The dynamic range is the reason Tesla know counts photons rather than use traditional camera processing. They basically remove the concept of exposure entirely and simply pass the sensor photon counts to the neural net.
This approach not only simpler as it removes photo processing/encoding but the result is that the NN can operate with a very high dynamic range similar to the human eye and in many cases can be sensitive on the single-photon level.
> They basically remove the concept of exposure entirely and simply pass the sensor photon counts to the neural net.
That sentence does not make sense. There's no such thing as a count without a corresponding interval that count occurred over. That interval is the exposure.
You can of course do lots of (very) short exposures to avoid sensor saturation. That's "just" a movie at a very high frame rate. And then you can post-process this in lots of exciting ways, align the frames, average them, etc, etc.
Yeah that's fair. A CCD sensor basically converts individual photons to electrical charges. What Tesla has said they've done is thrown away all the traditional image signal processing & post-processing which often includes a lot of exposure-related averaging.
You're right though that we don't typically use real-time neural networks that operate based upon spike rate, so an interval needs to be chosen for photon counting which could be considered a kind of exposure and it is critical that the interval be short enough to avoid saturation.
Lol this doesn't make any sense. The dynamic range of a fully sunlit California highway during noon in the summer (I.e. the brightness reading of the darket vs the brightest spot) is wayyyy higher than any existing sensor. You cannot ignore exposure, you have to choose which part of the scene you want within the brightness range that your camera sensor can capture. You will have areas of the scene that clip, in other words areas of the scene that are pure black or white with no data.
You can do bracketed exposures, but that's literally the opposite of ignoring exposure.
Just keep the duration low so that you never saturate the sensor even in bright sunlight and let the NN do the summations.
At a fundamental level it is somewhat akin to bracketing except all that HDR processing/frame matching is performed within the NN rather than a traditional image processing stack.
The NN is better at this anyway since it must already be performing camera/pose motion tracking to correlate what it's seeing from frame to frame.
Counting photons won't keep a camera from being "jammed." Unless you are using a physically perfect polarizing filter, such that each pixel on the sensor only receives photons from the exact angular window, traced back through the lenses, you have a camera that can ultimately be "jammed."
The human eye isn't so great on those terms. But humans can raise their hand to block the sun if it's straight at our eyes.
The crash you referenced occurred in 2016 when they were using radar on the cars and I don't believe they were yet using raw photon counts nor did the NN have any voxel-based memory as it does now.

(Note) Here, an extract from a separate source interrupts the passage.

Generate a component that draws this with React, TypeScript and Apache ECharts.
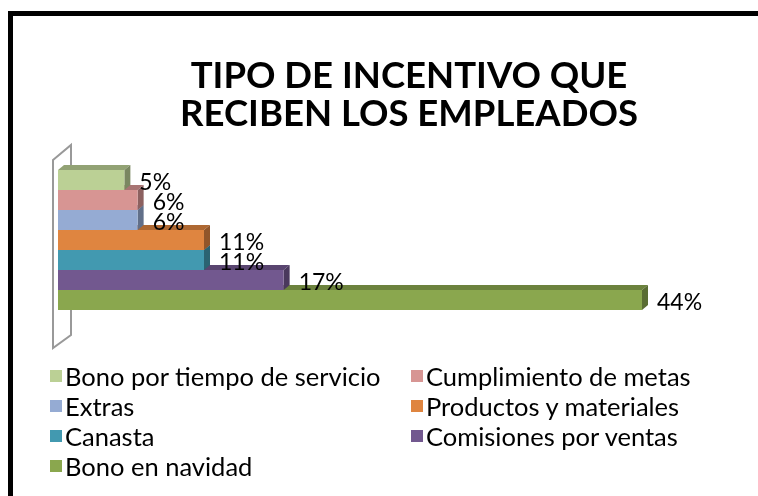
import React, { useEffect, useRef } from "react";
import * as echarts from "echarts";

const titleText = "TIPO DE INCENTIVO QUE\nRECIBEN LOS EMPLEADOS";
const categories = [
  "Bono por tiempo de servicio",
  "Cumplimiento de metas",
  "Extras",
  "Productos y materiales",
  "Canasta",
  "Comisiones por ventas",
  "Bono en navidad",
];
const values = [5, 6, 6, 11, 11, 17, 44];
const colors = ["#BBD095", "#D79593", "#95ABD3", "#DF8540", "#4299B0", "#72588F", "#8AA74E"];
const legendLeft = ["Bono por tiempo de servicio", "Extras", "Canasta", "Bono en navidad"];
const legendRight = ["Cumplimiento de metas", "Productos y materiales", "Comisiones por ventas"];

const FONT = "Lato";

function shade(hex: string, f: number) {
  const n = parseInt(hex.slice(1), 16);
  const r = Math.round(((n >> 16) & 255) * f);
  const g = Math.round(((n >> 8) & 255) * f);
  const b = Math.round((n & 255) * f);
  return `rgb(${r},${g},${b})`;
}

export default function App() {
  const ref = useRef<HTMLDivElement>(null);
  useEffect(() => {
    if (!ref.current) return;
    const chart = echarts.init(ref.current, null, { renderer: "svg" });
    const dx = 6;
    const dy = -5;
    const renderItem = (params: any, api: any) => {
      const idx = params.seriesIndex != null ? 6 - params.seriesIndex : 0;
      const v = api.value(0);
      const c = api.value(1);
      const p0 = api.coord([0, c]);
      const p1 = api.coord([v, c]);
      const h = api.size([0, 1])[1];
      const x0 = p0[0];
      const x1 = p1[0];
      const y0 = p0[1] - h / 2;
      const col = colors[idx];
      return {
        type: "group",
        children: [
          {
            type: "polygon",
            shape: { points: [[x0, y0], [x0 + dx, y0 + dy], [x1 + dx, y0 + dy], [x1, y0]] },
            style: { fill: shade(col, 0.78) },
          },
          {
            type: "polygon",
            shape: { points: [[x1, y0], [x1 + dx, y0 + dy], [x1 + dx, y0 + h + dy], [x1, y0 + h]] },
            style: { fill: shade(col, 0.65) },
          },
          {
            type: "rect",
            shape: { x: x0, y: y0, width: x1 - x0, height: h },
            style: { fill: col },
          },
          {
            type: "text",
            x: x1 + dx + 9,
            y: y0 + h / 2 + 1,
            style: {
              text: v + "%",
              fill: "#000",
              font: `23px ${FONT}`,
              verticalAlign: "middle",
              align: "left",
            },
          },
        ],
      };
    };
    const series: any[] = [];
    for (let i = categories.length - 1; i >= 0; i--) {
      series.push({
        type: "custom",
        name: categories[i],
        itemStyle: { color: colors[i] },
        renderItem,
        clip: false,
        encode: { x: 0, y: 1 },
        data: [[values[i], i]],
      });
    }
    const legendCommon = {
      orient: "vertical",
      icon: "rect",
      itemWidth: 12,
      itemHeight: 12,
      itemGap: 4,
      selectedMode: false,
      textStyle: { fontFamily: FONT, fontSize: 25.5, color: "#000", lineHeight: 26, padding: [0, 0, 0, -2] },
    };
    chart.setOption({
      animation: false,
      title: {
        text: titleText,
        left: 404,
        top: 50,
        textAlign: "center",
        textStyle: { fontFamily: FONT, fontSize: 36.5, fontWeight: "bold", color: "#000", lineHeight: 38 },
      },
      grid: { left: 58, top: 170, height: 140, width: 50 * (584 / 44) },
      xAxis: { type: "value", min: 0, max: 50, show: false },
      yAxis: { type: "category", data: categories, inverse: true, show: false },
      legend: [
        { ...legendCommon, left: 45, top: 358, data: legendLeft },
        { ...legendCommon, left: 406, top: 358, data: legendRight },
      ],
      graphic: [
        {
          type: "rect",
          z: 100,
          shape: { x: 10.5, y: 13.5, width: 900, height: 700 },
          style: { fill: "none", stroke: "#000", lineWidth: 5 },
        },
        {
          type: "polygon",
          z: 0,
          shape: { points: [[53, 160], [71, 145], [71, 335], [53, 348]] },
          style: { fill: "none", stroke: "#999", lineWidth: 2 },
        },
      ],
      series,
    });
    return () => chart.dispose();
  }, []);
  return <div ref={ref} style={{ position: "fixed", left: 0, top: 0, width: 758, height: 496 }} />;
}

The big limits of LiDAR are cost, more than anything. There have been dozens of public driving trials where from a functionality level the answer has been positive (apart from traffic lights, the bastards), but nobody wants to buy a solution with a six figure BOM, before integration.
how do you count photons continuously? what... this makes no sense, if you pass "the photon count" you just did a exposure... also how does a photo diode count photons?
This approach not only simpler as it removes photo processing/encoding but the result is that the NN can operate with a very high dynamic range similar to the human eye and in many cases can be sensitive on the single-photon level.